Ground was broken on October 13, 1947. Contractor Arthur Newton Evans charged only his costs to construct the building. The building was completed in February 1948. The library opened on March 2, 1948, with Ruth Whitfield (Youens) Gillespie as librarian. Gillespie served the library until December 23, 1958, when she died suddenly, at her desk in the library, while in conversation with a patron. After her death, the library closed for a week, then reopened with Eldora Annie (Michaelis) Mattern as librarian. Mattern served for the next twenty years.

By the end of its first year of operation, the facility contained nearly 3000 volumes. By the mid 1950s, the library seemed full, though it contained only about 5000 volumes. In 1955, the Study Club began raising money for an addition to the library. Shortly, the recently-established Live Oak Art Club (now Live Oak Art Center) had joined in the fund-raising drive. The drive would culminate in additions to the south and west sides of the building which nearly doubled the size of the library and added a meeting room for the Art Club.

Above: Ruth Whitfield (Youens) Gillespie. Right: Eldora Mattern.

By the mid 1970s, the library was again struggling with its physical dimensions.

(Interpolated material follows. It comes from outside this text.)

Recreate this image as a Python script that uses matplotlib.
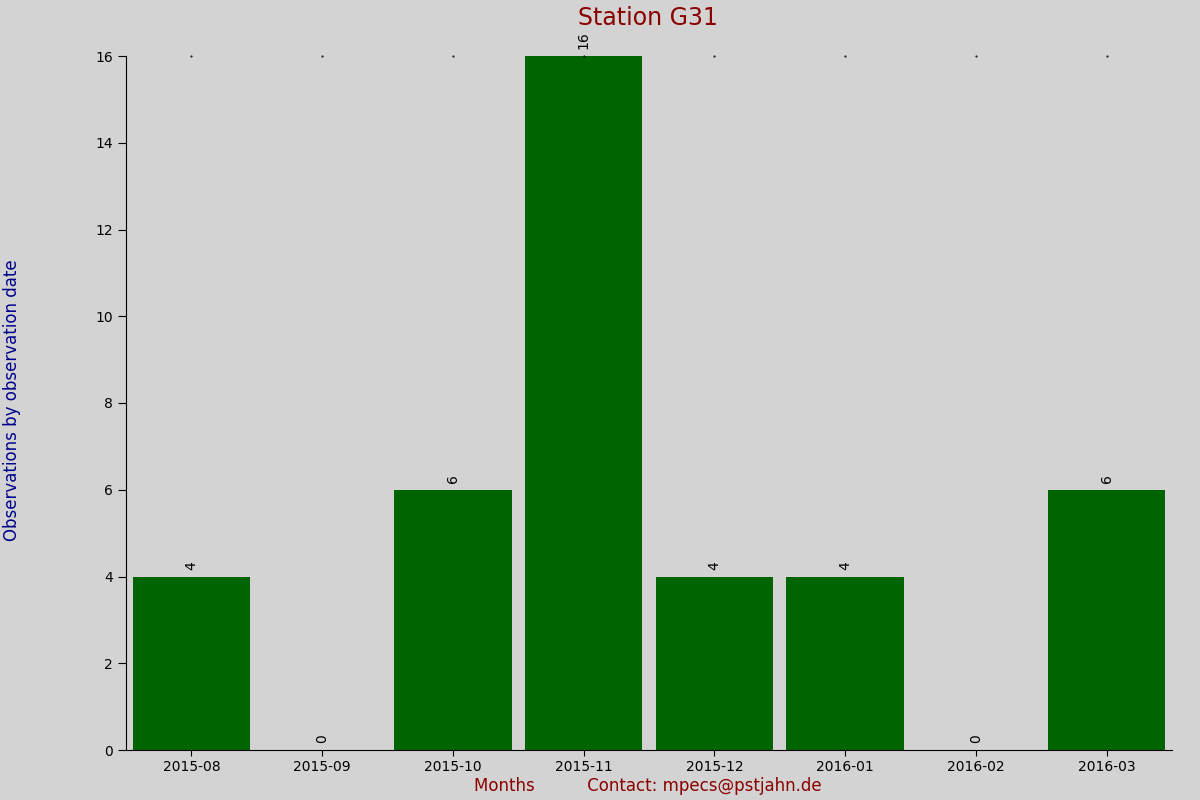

The collection had reached 10,000 volumes, and further expansion seemed warranted. After suggestions that the Art Club forfeit its space in the building were met with opposition, the library sought an alternate plan. Lee Quinn Nesbitt stepped forward with an offer to buy a lot, construct a new building for a library, and donate the facility to the city. The city accepted her offer. The Mansfield Memorial Library closed on March 3, 1979, having served the city for 31 years and one day.
   
Facts about the Mansfield Memorial Library  

Hortense Thompson of Cleveland, Texas, the mother of Jim Thompson, then coach of the Columbus High School football team, donated the first books to the library in October 1946. Joseph Jefferson Mansfield also gave a substantial number of books to the fledgling library before it opened.

The Nesbitt Memorial Library contains at least two books which were in the Mansfield Memorial Library’s original collection: Herbert Gambrell’s biography Anson Jones: The Last President of Texas and John Myers Myers’ The Alamo. Both books relate to Texas history and were published in 1948.

The first library board president was William Grady Clayton. The board published the library’s first set of rules in February 1948. Included among them were limits of two items per card (one fiction and one non-fiction) and charges (ten cents for the first three days, three cents per day for each additional day) for checking out fiction books which had been in the library for less than six months.

The first author to appear at the Mansfield Memorial Library was Mary Farrar Holland, who publicized her small, local history book in August 1948.

The library had a small collection of original art. Two paintings by Kindred McLeary were donated to the facility in November 1949. In addition, portraits of Joseph Jefferson Mansfield and Annie (Bruce) Mansfield, presented to the library by the Mansfield family, were exhibited in the library until it closed in 1979.

Joan Roeder, the library’s first professionally-trained librarian, replaced Eldora Mattern on February 1, 1979. She served as director of the Mansfield Memorial Library for one month, then became the first director of the Nesbitt Memorial Library.

Eldora Mattern died in Columbus on March 6, 2003.